Ainda no discurso, Lula se disse "muito satisfeito" com as "perspectivas" de financiamento do Banco Nacional de Desenvolvimento Econômico e Social (BNDES) para a construção do gasoduto Néstor Kirchner. A obra será responsável por ligar o campo de gás Vaca Muerta, em Neuquén, à localidade de Salliqueló, na província de Buenos Aires.
"Fico muito satisfeito com as perspectivas positivas de financiamento do BNDES à exportação de produtos para a construção do gasoduto Néstor Kirchner", afirmou Lula. O petista disse ainda que o governo brasileiro irá financiar a compra de produtos do Brasil pelo país vizinho por meio de uma ''linha abrangente'', sem dar mais detalhes.
No plano de ação, além do estudo sobre o financiamento de exportações de produtos brasileiros e para a construção do gasoduto argentino, aparece ainda a intenção de estruturar e decidir sobre o financiamento para exportação de blindados Guarani à Argentina. Os blindados Guarani, produzidos em Sete Lagoas (MG), pela empresa Iveco, são os carros de combate mais modernos do Brasil, usados, geralmente em missões de paz.
Enfraquecido, Fernández não vai disputar reeleição na Argentina
O encontro de Fernández com Lula ocorre dois dias depois da data limite para registro das pré-candidaturas na Argentina. Enfraquecido politicamente e com o país enfrentando uma de suas piores crises econômicas, Fernández desistiu de disputar uma reeleição.
Além disso, o atual presidente rompeu com a vice-presidente Cristina Kirchner, principal liderança do peronismo, corrente política do atual governo. Após uma reviravolta, a base governista anunciou Sergio Massa, atual ministro da Economia, como pré-candidato. Massa é aliado de Cristina.
Os argentinos enfrentam uma grave crise na economia, com desvalorização da moeda local e altos índices inflacionários.
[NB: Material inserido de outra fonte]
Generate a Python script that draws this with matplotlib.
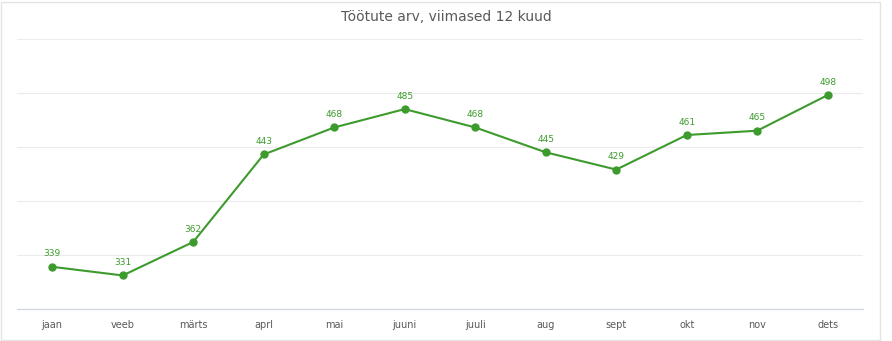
import matplotlib.pyplot as plt
from matplotlib.patches import Rectangle

months = ['jaan', 'veeb', 'märts', 'aprl', 'mai', 'juuni', 'juuli', 'aug', 'sept', 'okt', 'nov', 'dets']
unemployed = [339, 331, 362, 443, 468, 485, 468, 445, 429, 461, 465, 498]

green = '#3d9b2d'
grid_col = '#ececec'

fig = plt.figure(figsize=(8.92, 3.41), dpi=100)
ax = fig.add_axes([0.019, 0.094, 0.9485, 0.792])

x = range(len(months))
ax.plot(x, unemployed, color=green, linewidth=1.5, marker='o', markersize=5, zorder=3)
for i, v in zip(x, unemployed):
    ax.annotate(str(v), (i, v), xytext=(0, 6), textcoords='offset points',
                ha='center', va='bottom', fontsize=6.5, color=green)

ax.set_xlim(-0.5, len(months) - 0.5)
ax.set_ylim(300, 550)
ax.set_yticks(range(300, 551, 50))
ax.yaxis.grid(True, color=grid_col, linewidth=0.8)
ax.set_axisbelow(True)
ax.tick_params(axis='y', left=False, labelleft=False)
ax.set_xticks(list(x))
ax.set_xticklabels(months, fontsize=7, color='#595959')
ax.tick_params(axis='x', length=0, pad=8)
for s in ['top', 'left', 'right']:
    ax.spines[s].set_visible(False)
ax.spines['bottom'].set_color('#d0d7e3')
ax.spines['bottom'].set_linewidth(0.9)

fig.text(0.5, 0.95, 'Töötute arv, viimased 12 kuud', ha='center', va='center',
         fontsize=10, color='#595959')
fig.patches.append(Rectangle((0.001, 0.003), 0.986, 0.992, transform=fig.transFigure,
                             fill=False, edgecolor='#e4e4e4', linewidth=1))

fig.savefig('out.png', dpi=100)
A inflação anualizada está em 114%. Com isso, o presidente argentino vê na ajuda de Lula uma forma de tentar dar musculatura para a candidatura do seu grupo político neste ano.
A agenda de Fernández no Brasil também incluiu compromissos nesta segunda com o presidente do Congresso, senador Rodrigo Pacheco (PSD-MG), e com a presidente do Supremo Tribunal Federal, ministra Rosa Weber.